就在不久前,又是在途中,在飞往伦敦的飞机上,徐冰看到洗手间有一个手的形状的标识(警示人们不要把乱七八糟的东西扔进马桶),是从Shutterstock 标识网站来的。到了伦敦机场,他重新审视机场的各种标识,发现很多都已经在“地书”中使用过了,是完全一样的设计。但这些书中用到的标识却是他在纽约或西班牙搜集来的,“这说明世界各地的很多标识是统一的”。
今年2月,徐冰的《地书》首先由台湾诚品书店出版,内地版本将由广西师范大学出版社近期推出。“在写这本书之前,我们原本准备了一个中文的‘脚本’,再把它‘翻译’成符号语言,后来发现这种方式行不通,就改为用“符号文字”直接写。”徐冰说,“在台湾版的基础上我们又进行了修改,主要是表达方式方面的修改。因为我发现,这种写作与中文、英文的写作有相似之处,如果非常注意字符之间的关系,就能形成一套语法,经过反复推敲之后,表述可以非常准确,意境可以非常之美。”
现场展示的《地书》
“黑先生”的一天
《地书》的主角是一个叫“黑先生”的都市人,小说叙述了他一天的符号化生活,每个小时是一个章节。早上7点,“黑先生”被闹钟叫醒,洗漱之后换了件衬衫去上班。下楼之后查看交通信息,他决定坐地铁。到了公司,遇到各种各样麻烦事。他还趁老板不在,干了点私活儿
“黑先生”未婚,他妈一直催他找女朋友。“黑先生”通过相亲网站,浏览了很多女孩的资料,最后和一个叫“小兰”的姑娘聊得很投机,两人约定晚上去酒吧坐坐。“黑先生”回到家,已是凌晨两点。他累得不行,但还是习惯性地打开电视。电视新闻里播放着世界各地的新闻,“黑先生”睡着了,做着各种奇异的梦。他梦到自己从天上掉下去,栽到了男厕所的标识上。6点了,他睡不着,开始玩游戏,他在游戏世界中是强者这时,手机响了,是老板打来的,闹钟也响了,他必须去上班。“黑先生”出门,越走越远,回到了一个小点上,就像一个句号。徐冰把这个故事叫作“从点到点”。

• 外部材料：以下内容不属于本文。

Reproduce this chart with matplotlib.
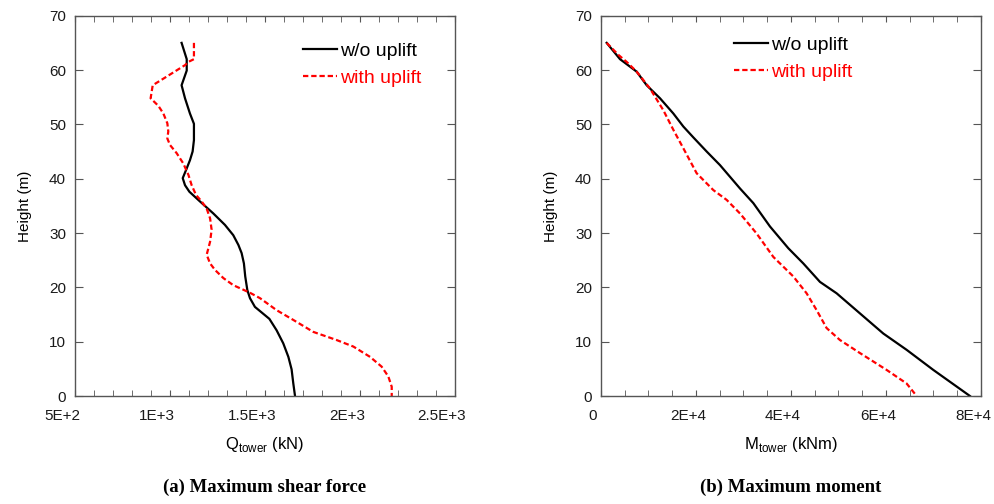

对于自己塑造的这个人物,徐冰特别喜欢。他说:“‘黑先生’是个善良的人,有点小个性,生活总是有各种各样的麻烦。他过着这个时代谁都躲不掉的一种标准化的生活,反映了上班族的状态。”
这本书在台湾发布时,徐冰做了一个实验。请志愿者们按照自己的理解将这本书翻译成中文。结果让大家惊喜,信息传达的误差非常小。
有一次,徐冰在飞机上校对内地版的书稿。旁边的人都很好奇,徐冰告诉他们,这是一本是用标识语言写的书。坐在徐冰后面的一名50多岁的男子把书稿拿过去,给他12岁的女儿看,小女孩马上就看懂了。周围所有的人都很惊奇,网络时代,用符号也能写书了。
用标识写作
通过沪申画廊举办的“地书”个展,徐冰想介绍用标识写成的《地书》。动画、概念店和复原的工作室都是为了更直观地呈现创作这本书和这套符号的过程与意义。徐冰还授权一家媒体用三个月的时间连载这本书。
同时,徐冰工作室在做一套带有翻译功能的软件。这个软件里有中文和英文,打入中文或英文时,会归到对应的“标识文字”。标识文字成为不同语言的中间站。目前,这套软件还处于初级阶段,只能进行简单的交流。“这个软件我们做了很多年,它很难进展,计算机的技术很难真正解决翻译问题,就像现有的翻译软件总是不尽人意。标识文字的价值在于可以对应任何语言。而英文对中文、中文对法文等的翻译只能是单向的。”
徐冰工作室还在做一个“字库”,希望别人用“字库”中的标识写作。这个“字库”软件带有编辑功能,又像一种“输入法”,人人都可以用它写故事。“下一个阶段,我们希望它在网络上可以使用,在手机上可以使用,”徐冰说,“一个手机公司希望和我们共同开发,在手机上可以用它发微博、发短信。我想年轻人会很喜欢。”